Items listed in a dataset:
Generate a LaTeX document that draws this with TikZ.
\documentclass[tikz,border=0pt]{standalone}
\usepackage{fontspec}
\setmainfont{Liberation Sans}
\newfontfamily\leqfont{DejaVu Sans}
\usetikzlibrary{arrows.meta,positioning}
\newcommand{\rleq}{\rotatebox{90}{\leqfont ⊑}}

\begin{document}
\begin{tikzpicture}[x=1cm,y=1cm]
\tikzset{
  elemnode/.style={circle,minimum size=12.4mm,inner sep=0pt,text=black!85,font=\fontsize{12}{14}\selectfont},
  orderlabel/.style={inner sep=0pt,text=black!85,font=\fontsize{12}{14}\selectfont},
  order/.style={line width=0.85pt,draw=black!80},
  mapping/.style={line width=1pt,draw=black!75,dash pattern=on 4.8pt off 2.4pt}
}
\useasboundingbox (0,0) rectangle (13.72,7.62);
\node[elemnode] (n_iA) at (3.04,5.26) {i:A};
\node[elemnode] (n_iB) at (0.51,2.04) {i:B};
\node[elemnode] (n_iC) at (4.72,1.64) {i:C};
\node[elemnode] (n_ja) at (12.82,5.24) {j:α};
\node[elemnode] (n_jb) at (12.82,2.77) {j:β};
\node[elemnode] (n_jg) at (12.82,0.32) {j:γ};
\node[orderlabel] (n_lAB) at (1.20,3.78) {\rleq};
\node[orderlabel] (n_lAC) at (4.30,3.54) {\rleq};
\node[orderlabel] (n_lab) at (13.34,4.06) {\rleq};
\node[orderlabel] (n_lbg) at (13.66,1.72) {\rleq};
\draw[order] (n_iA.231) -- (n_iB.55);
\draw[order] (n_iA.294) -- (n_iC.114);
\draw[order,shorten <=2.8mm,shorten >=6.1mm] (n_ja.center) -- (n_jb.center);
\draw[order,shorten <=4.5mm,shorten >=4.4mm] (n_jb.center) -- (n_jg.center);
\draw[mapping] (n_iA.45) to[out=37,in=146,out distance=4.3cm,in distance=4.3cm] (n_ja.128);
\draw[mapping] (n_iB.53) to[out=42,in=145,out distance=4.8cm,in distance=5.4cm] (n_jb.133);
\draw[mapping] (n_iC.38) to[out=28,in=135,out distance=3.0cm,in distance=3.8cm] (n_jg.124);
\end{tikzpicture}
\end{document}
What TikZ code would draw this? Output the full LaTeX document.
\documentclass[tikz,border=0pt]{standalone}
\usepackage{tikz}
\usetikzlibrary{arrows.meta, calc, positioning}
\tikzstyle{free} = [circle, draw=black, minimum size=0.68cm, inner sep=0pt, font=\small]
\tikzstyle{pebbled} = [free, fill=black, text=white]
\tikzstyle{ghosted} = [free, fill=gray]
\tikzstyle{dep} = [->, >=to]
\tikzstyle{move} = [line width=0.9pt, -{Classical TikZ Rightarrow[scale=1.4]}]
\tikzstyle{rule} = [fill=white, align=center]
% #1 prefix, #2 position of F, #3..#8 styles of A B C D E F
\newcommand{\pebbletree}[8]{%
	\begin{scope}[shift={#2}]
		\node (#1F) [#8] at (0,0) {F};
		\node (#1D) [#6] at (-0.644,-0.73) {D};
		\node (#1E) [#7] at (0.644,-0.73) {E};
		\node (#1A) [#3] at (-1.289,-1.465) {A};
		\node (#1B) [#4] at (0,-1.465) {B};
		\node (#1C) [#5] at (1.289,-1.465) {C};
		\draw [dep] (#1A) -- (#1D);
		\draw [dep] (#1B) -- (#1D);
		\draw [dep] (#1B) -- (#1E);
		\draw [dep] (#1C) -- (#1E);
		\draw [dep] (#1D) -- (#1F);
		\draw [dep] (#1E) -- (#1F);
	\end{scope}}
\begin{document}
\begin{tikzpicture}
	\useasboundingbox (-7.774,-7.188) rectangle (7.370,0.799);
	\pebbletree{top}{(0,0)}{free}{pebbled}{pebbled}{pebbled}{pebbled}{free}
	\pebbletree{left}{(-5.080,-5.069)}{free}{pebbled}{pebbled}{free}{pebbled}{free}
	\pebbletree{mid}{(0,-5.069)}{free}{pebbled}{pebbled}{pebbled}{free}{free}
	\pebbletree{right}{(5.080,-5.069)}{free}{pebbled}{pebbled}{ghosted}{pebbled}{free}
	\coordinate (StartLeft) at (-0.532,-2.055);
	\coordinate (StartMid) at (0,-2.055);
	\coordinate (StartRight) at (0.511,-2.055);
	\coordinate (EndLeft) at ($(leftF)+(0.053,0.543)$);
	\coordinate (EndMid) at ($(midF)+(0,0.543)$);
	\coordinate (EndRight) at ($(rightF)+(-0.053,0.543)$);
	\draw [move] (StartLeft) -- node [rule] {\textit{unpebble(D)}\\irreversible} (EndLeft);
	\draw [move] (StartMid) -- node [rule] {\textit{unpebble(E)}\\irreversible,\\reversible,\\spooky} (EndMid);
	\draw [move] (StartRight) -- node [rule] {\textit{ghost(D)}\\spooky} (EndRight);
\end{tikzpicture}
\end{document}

==

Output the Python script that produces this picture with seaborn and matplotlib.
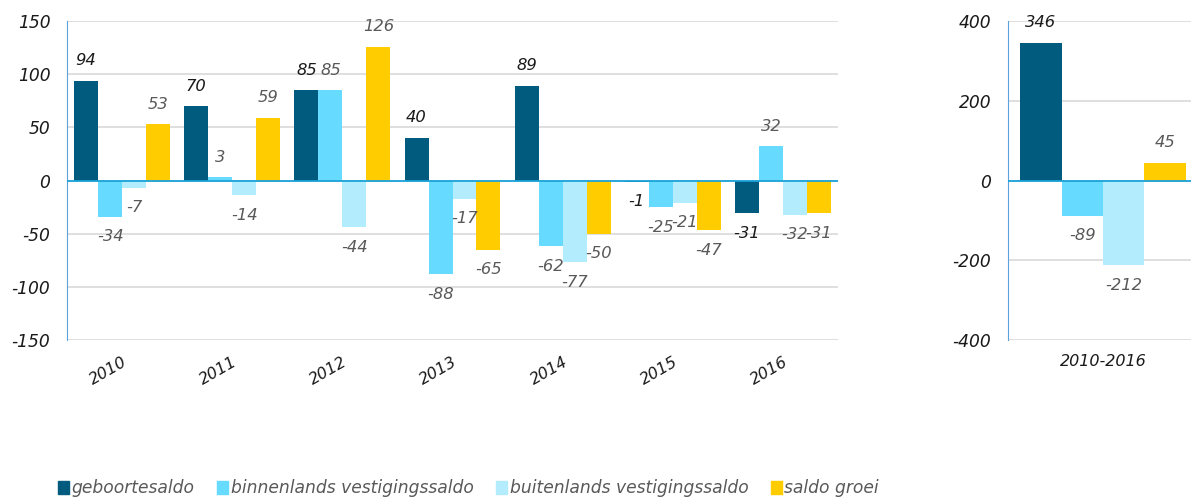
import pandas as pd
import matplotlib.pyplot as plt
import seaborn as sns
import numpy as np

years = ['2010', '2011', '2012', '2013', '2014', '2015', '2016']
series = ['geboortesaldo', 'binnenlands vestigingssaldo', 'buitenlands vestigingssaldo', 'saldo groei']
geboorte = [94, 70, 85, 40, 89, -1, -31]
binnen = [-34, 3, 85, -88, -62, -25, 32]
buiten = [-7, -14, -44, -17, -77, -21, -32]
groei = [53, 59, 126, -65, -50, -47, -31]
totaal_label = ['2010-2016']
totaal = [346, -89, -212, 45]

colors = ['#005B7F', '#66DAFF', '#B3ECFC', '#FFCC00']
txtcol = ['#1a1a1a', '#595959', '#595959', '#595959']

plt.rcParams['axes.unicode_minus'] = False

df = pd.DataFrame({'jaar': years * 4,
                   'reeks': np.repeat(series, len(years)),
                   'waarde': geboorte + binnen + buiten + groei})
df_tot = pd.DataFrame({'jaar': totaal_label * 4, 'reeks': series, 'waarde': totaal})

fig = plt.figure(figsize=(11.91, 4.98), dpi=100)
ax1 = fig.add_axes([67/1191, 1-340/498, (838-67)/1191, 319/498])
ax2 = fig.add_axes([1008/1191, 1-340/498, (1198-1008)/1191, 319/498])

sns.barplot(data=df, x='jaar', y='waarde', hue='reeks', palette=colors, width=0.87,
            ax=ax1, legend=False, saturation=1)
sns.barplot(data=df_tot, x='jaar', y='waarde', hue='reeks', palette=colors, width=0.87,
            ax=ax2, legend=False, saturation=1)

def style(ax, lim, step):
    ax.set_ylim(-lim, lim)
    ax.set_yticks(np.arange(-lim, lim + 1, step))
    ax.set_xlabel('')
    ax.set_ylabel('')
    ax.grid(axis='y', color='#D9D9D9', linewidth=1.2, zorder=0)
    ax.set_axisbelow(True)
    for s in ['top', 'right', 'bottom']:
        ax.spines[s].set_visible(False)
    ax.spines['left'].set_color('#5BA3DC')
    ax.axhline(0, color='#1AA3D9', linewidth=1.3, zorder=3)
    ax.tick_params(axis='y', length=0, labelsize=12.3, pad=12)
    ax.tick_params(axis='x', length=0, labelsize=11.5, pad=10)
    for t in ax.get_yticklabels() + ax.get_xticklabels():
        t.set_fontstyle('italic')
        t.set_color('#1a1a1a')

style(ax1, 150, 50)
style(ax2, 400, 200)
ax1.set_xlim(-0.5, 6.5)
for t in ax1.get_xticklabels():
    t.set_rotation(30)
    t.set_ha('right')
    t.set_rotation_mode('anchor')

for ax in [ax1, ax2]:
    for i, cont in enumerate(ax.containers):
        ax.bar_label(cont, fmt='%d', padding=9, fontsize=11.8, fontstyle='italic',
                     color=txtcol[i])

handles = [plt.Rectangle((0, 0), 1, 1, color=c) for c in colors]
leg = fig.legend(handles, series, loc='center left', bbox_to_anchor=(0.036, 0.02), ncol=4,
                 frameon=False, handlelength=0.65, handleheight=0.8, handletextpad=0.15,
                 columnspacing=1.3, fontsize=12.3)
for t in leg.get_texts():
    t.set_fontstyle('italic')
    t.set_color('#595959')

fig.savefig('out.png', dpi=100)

DIRECTIONS:
Using the entries above, write out exactly the lines from the one with "Output the Python" through the one with "import numpy as np", ends included. Leave out any pictures.

RESULT:
Output the Python script that produces this picture with seaborn and matplotlib.
import pandas as pd
import matplotlib.pyplot as plt
import seaborn as sns
import numpy as np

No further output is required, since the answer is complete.